REMARKS: The proposed solution is not precisely correct, though it is close enough in practice. The star, the Earth and the Sun will not in general form a right triangle, and the angle of interest, A, will not in general be .4 degrees. Of course, because of the Earth’s elliptical orbit, the Sun will be at a focal point of the orbit rather than the centre. However, because the star is so far away in comparison to the Sun-Earth distance, treating the triangle as a right triangle is a quick and accurate method for estimating the distance to the star.

86:35:
At the competition.
SINGLETON: Describe the Cartesian coordinate system. Rod, a Stonewood High student, raises his hand.
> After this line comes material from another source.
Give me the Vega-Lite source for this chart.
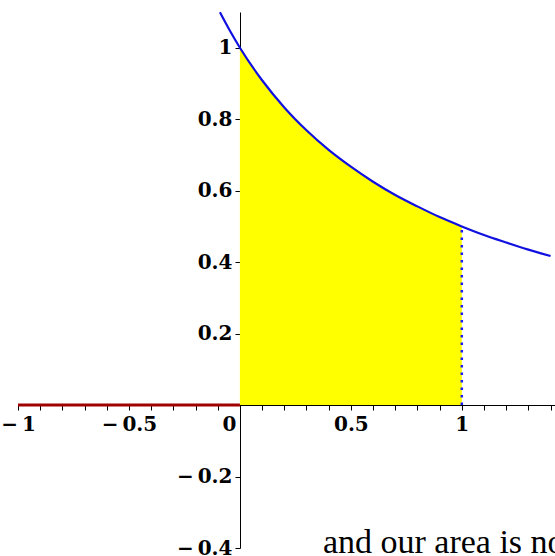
{
  "$schema": "https://vega.github.io/schema/vega-lite/v6.json",
  "width": 537,
  "height": 536,
  "autosize": {"type": "none"},
  "padding": {"left": 18, "top": 12, "right": 0, "bottom": 8},
  "background": "white",
  "config": {"view": {"stroke": null}, "axis": {"labelOverlap": false, "labelFlush": false, "labelBound": false}},
  "resolve": {"axis": {"x": "independent"}},
  "datasets": {
    "curve": [
      {"x": -0.09, "y": 1.099},
      {"x": -0.05, "y": 1.053},
      {"x": 0, "y": 1.0},
      {"x": 0.1, "y": 0.909},
      {"x": 0.2, "y": 0.833},
      {"x": 0.3, "y": 0.769},
      {"x": 0.4, "y": 0.714},
      {"x": 0.5, "y": 0.667},
      {"x": 0.6, "y": 0.625},
      {"x": 0.7, "y": 0.588},
      {"x": 0.8, "y": 0.556},
      {"x": 0.9, "y": 0.526},
      {"x": 1.0, "y": 0.5},
      {"x": 1.1, "y": 0.476},
      {"x": 1.2, "y": 0.455},
      {"x": 1.3, "y": 0.435},
      {"x": 1.4, "y": 0.417}
    ],
    "base": [{"x": -1, "x2": 0, "y": 0}],
    "edge": [{"x": 1, "y": 0, "y2": 0.5}],
    "note": [{"x": 0.374, "y": -0.414, "label": "and our area is no"}]
  },
  "layer": [
    {
      "data": {"name": "curve"},
      "transform": [{"filter": "datum.x >= 0 && datum.x <= 1"}],
      "mark": {"type": "area", "color": "#ffff00", "interpolate": "monotone"},
      "encoding": {
        "x": {
          "field": "x", "type": "quantitative",
          "scale": {"domain": [-1, 1.42], "nice": false, "zero": false},
          "axis": {
            "title": null, "grid": false, "offset": -143, "orient": "bottom",
            "values": [-1, -0.5, 0, 0.5, 1],
            "labelExpr": "(datum.value < 0 ? '\u2212\u2009' : '') + format(abs(datum.value), '')",
            "labelAlign": {"condition": {"test": "datum.value == 0", "value": "right"}, "value": "center"},
            "labelOffset": {"condition": {"test": "datum.value == 0", "value": -4}, "value": 0},
            "labelFont": "DejaVu Serif", "labelFontWeight": "bold", "labelFontSize": 20,
            "labelColor": "black", "labelPadding": 4, "labelFlush": false, "labelOverlap": false,
            "domainColor": "black", "tickColor": "black", "tickSize": 5
          }
        },
        "y": {
          "field": "y", "type": "quantitative",
          "scale": {"domain": [-0.4, 1.1], "nice": false, "zero": false},
          "axis": {
            "title": null, "grid": false, "offset": -222,
            "values": [-0.4,-0.3,-0.2,-0.1,0,0.1,0.2,0.3,0.4,0.5,0.6,0.7,0.8,0.9,1,1.1],
            "labelExpr": "round(datum.value*10) % 2 == 0 && datum.value != 0 ? (datum.value < 0 ? '\u2212\u2009' : '') + format(abs(datum.value), '') : ''",
            "labelFont": "DejaVu Serif", "labelFontWeight": "bold", "labelFontSize": 20,
            "labelColor": "black", "labelPadding": 3, "labelFlush": false, "labelOverlap": false,
            "domainColor": "black", "tickColor": "black", "tickSize": 5
          }
        },
        "y2": {"datum": 0}
      }
    },
    {
      "data": {"name": "base"},
      "mark": {"type": "rule", "color": "#a00000", "strokeWidth": 3},
      "encoding": {
        "x": {
          "field": "x", "type": "quantitative",
          "axis": {
            "title": null, "grid": false, "offset": -143, "orient": "bottom",
            "values": [-0.9,-0.8,-0.7,-0.6,-0.4,-0.3,-0.2,-0.1,0.1,0.2,0.3,0.4,0.6,0.7,0.8,0.9,1.1,1.2,1.3,1.4],
            "labels": false, "domain": false,
            "tickColor": "black", "tickSize": 5
          }
        },
        "x2": {"field": "x2"},
        "y": {"field": "y", "type": "quantitative"}
      }
    },
    {
      "data": {"name": "edge"},
      "mark": {"type": "rule", "color": "#1a1aff", "strokeWidth": 2.5, "strokeDash": [2.5, 5]},
      "encoding": {
        "x": {"field": "x", "type": "quantitative", "axis": null},
        "y": {"field": "y", "type": "quantitative"},
        "y2": {"field": "y2"}
      }
    },
    {
      "data": {"name": "curve"},
      "mark": {"type": "line", "color": "#1010e0", "strokeWidth": 2.2, "interpolate": "monotone"},
      "encoding": {
        "x": {"field": "x", "type": "quantitative", "axis": null},
        "y": {"field": "y", "type": "quantitative"}
      }
    },
    {
      "data": {"name": "note"},
      "mark": {"type": "text", "align": "left", "baseline": "alphabetic", "font": "Liberation Serif", "fontSize": 34, "color": "black"},
      "encoding": {
        "x": {"field": "x", "type": "quantitative", "axis": null},
        "y": {"field": "y", "type": "quantitative"},
        "text": {"field": "label"}
      }
    }
  ]
}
Go ahead, Rod.
ROD: It’s a system where points on a plane are identified by pairs of numbers that represent distances from two perpendicular lines.
SINGLETON: Point, Stonewood High.

87:30:
At the competition.
SINGLETON: If point number one on a map of Stonewood is Fieldstone Avenue and Taft Boulevard, and point number two is Beverley Drive and Choat Boulevard, and point number three forms an equilateral triangle, where is that third point?
BLADE: How do you expect these kids to know Beverley Hills geography?
REMARKS: Blade’s question misses the point in two ways. First, the question is essentially non-mathematical, no matter whether the students know the geography or not. Secondly, there are obviously two correct answers, so the question is ill-formed.

89:15
At the competition.
SINGLETON: The next question is, the abscissa of a point in the plane is the distance of the point from the X axis. The ordinate is the distance of the point from the Y axis. Given an equation , what are the coordinates of the solution?
PINK TOES: You got the question wrong.
SINGLETON: Young lady, if you can’t answer the question, leave the microphone.
PINK TOES; No, see you reversed them. The abscissa is the vertical line from the point in the plane from the Y axis. Well anyway it don’t matter. The answer is the abscissa of the point is –3 and the ordinate is 6.
LELAND: Singleton. She’s right.
SINGLETON: Correct. Point to Galaxy High.
REMARKS: Both Singleton and Pink Toes get the definitions wrong. The abscissa of a point P(x,y) is x, i.e. the distance from the point to the Y axis, and the ordinate of P is y. The question also makes no sense, since the equation has an infinite line of solutions. In fact, (-3,6) is on this line, so perhaps the problem was intended to be one of finding the intersection of two lines.

91:30
At the competition.
SINGLETON: Last question. Describe for the rectangular coordinate system. Long silence as Ramone stands, clueless. Blade, in the audience, shows the eight ball to Ramone, who raises his hand.
SINGLETON: Galaxy High? A rectangular coordinated system. (Laughter) Well whatever you call it. See you wanna hit the eight ball, right?
SINGLETON: What?
RAMONE: You wanna figure out where the eight ball is on the pool table.
SINGLETON: I fail to see what this has to do with the question.
LELAND (to Ramone): Go on, Son.
RAMONE: The exact position of the eight ball can be spotted if you measure how far it is from the cueball. Which you can do with the cue stick. But I don’t have one, so … you have to figure the direction straight to the right of the cueball. And that you call the zero direction, the zero degree direction. And you measure the angle between the zero degree direction and the line from the cueball to the eight ball … That’s it!
SINGLETON: What’s it?
RAMONE: The rectangular coordinate system!
SINGLETON: I’m afraid I cannot consider this a correct answer.
LELAND: Singleton … you’d better consider that a correct answer.
SINGLETON: … The winner is … Galaxy High.
REMARKS: The rectangular coordinate system is another name for the Cartesian coordinate system, so this question has already been asked above.

100:20
During the credits we see Ricochet, having become a math teacher himself.
REMARKS: In general plot, Lambada is a clumsy version of Stand and Deliver. The mathematics in the movie is very clumsy. Given that some of the mathematics is quite detailed and correct, and given that the mistakes and consistencies are so glaring, the errors have presumably arisen from post-production editing. Even when the individual mathematical scenes makes sense, there is not much consistency in what the students are studying, and the level of the material presented.